Randall offers little analysis of Jefferson’ antislavery arguments, which is a loss, because they are not nearly so progressive and humane as their defenders have made them out to be. They are, in fact, stunning in their coldness. At times Jefferson expressed more worry about the insalubrious effects of slavery on white morals than on the lives of those in bondage. He also tended to see slavery more as an affront to God than to slaves. He found it easier to blame the continuation of the practice on the greed of George III than to admit the greed of Southern planters. Though he insisted upon the equality of all men, he regarded slaves as inferior (and had to, as historian Gordon S. Wood has noted, in order to justify his own way of life). Jefferson believed that freedom, if it came, should be followed by deportation to prevent revenge and miscegenation.

Randall’s decision to let most of his narrative proceed with a minimum of interpretation leaves a reader (this one, anyway) longing for a depth to match the scope of the subject.

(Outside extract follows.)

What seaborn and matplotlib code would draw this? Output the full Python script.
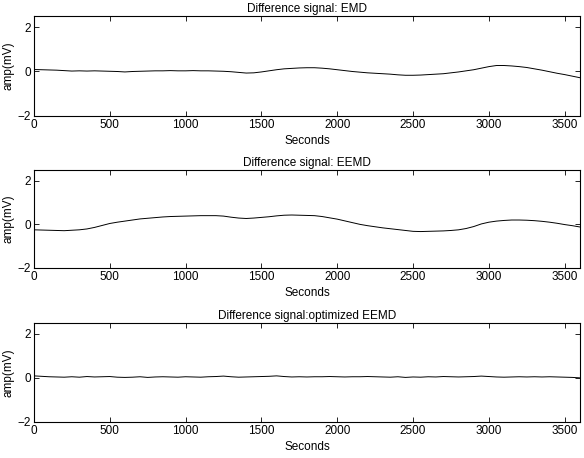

Much is told, but little accretes. Randall notes, for example, that Jefferson greatly admired Jesus and was “thoroughly conversant” with the literature of the Enlightenment. We learn virtually nothing, however, of how these influences shaped his life. Likewise, Randall mentions Jefferson’s conviction that government had no right to take on debts that would have to be repaid by future generations, but there is no discussion of what, if anything, he tried to make of this idea. The facts of Jefferson’s life are here. The life of the facts remains an enigma.